The four finalist teams will be judged later this year on the projects they have been working on and their ability to rear five cross bred Angus cattle from the weanling stage right through to finishing. The St Louis team agreed the cattle would be accommodated on Thomas’ family farm. The cattle were awarded to the boys by ABP at the Balmoral Show 2018.

“We are very happy with the progress they have made to date,” Thomas explained.

“Our plan has been to get as much performance form grazed grass, both last year and this.

“The cattle will be on the farm until the Autumn this year. They will be put on their finishing ration over the coming weeks.

“The three of us have been equally involved in the management of the cattle. We have also availed of advice from Arthur Callaghan, Blade Farming NI Co-ordinator for ABP in Northern Ireland.”

The sustainability of Angus cross cattle is a key message to be promoted to the farming community by the St Louis team as part of the Angus Youth Challenge.

“Issues that we will be addressing include the fact that Angus cattle are easy to manage and they finish quickly off grass,” Thomas confirmed.

“All of this adds up to a lower Carbon Footprint when it comes to producing beef from Angus cross animals.”

He continued:

“It is also important to get a strong message across to consumers, where Angus cattle are concerned. The meat is of a superior quality.

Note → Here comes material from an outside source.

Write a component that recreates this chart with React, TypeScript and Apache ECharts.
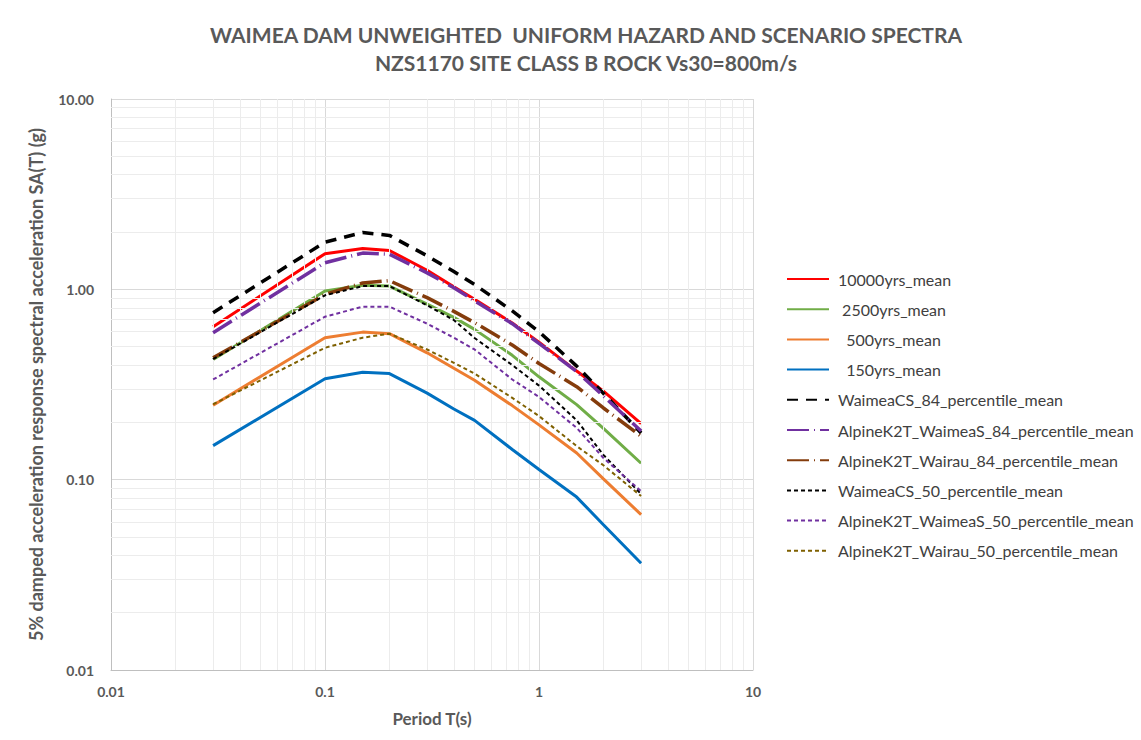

“We will be highlighting the role of the Farm Quality Assurance Scheme, which plays such an important role in delivering consumer certainty across the entire beef chain.”

ABP’s Arthur Callaghan had this to say on the boys steady progress to date,  “The boys have shown great stockmanship skills and the best practice approach they have taken with these calves, such as superior grassland management and a stringent health plan will ensure that the cattle reach their target specification in a very efficient manner.''

“We have been delighted with the response from the education sector about the benefits of this competition. The good news is that teenagers from post-primary schools, clubs and societies across Northern Ireland now have the chance to compete for a place on the 2020-2021 programme.”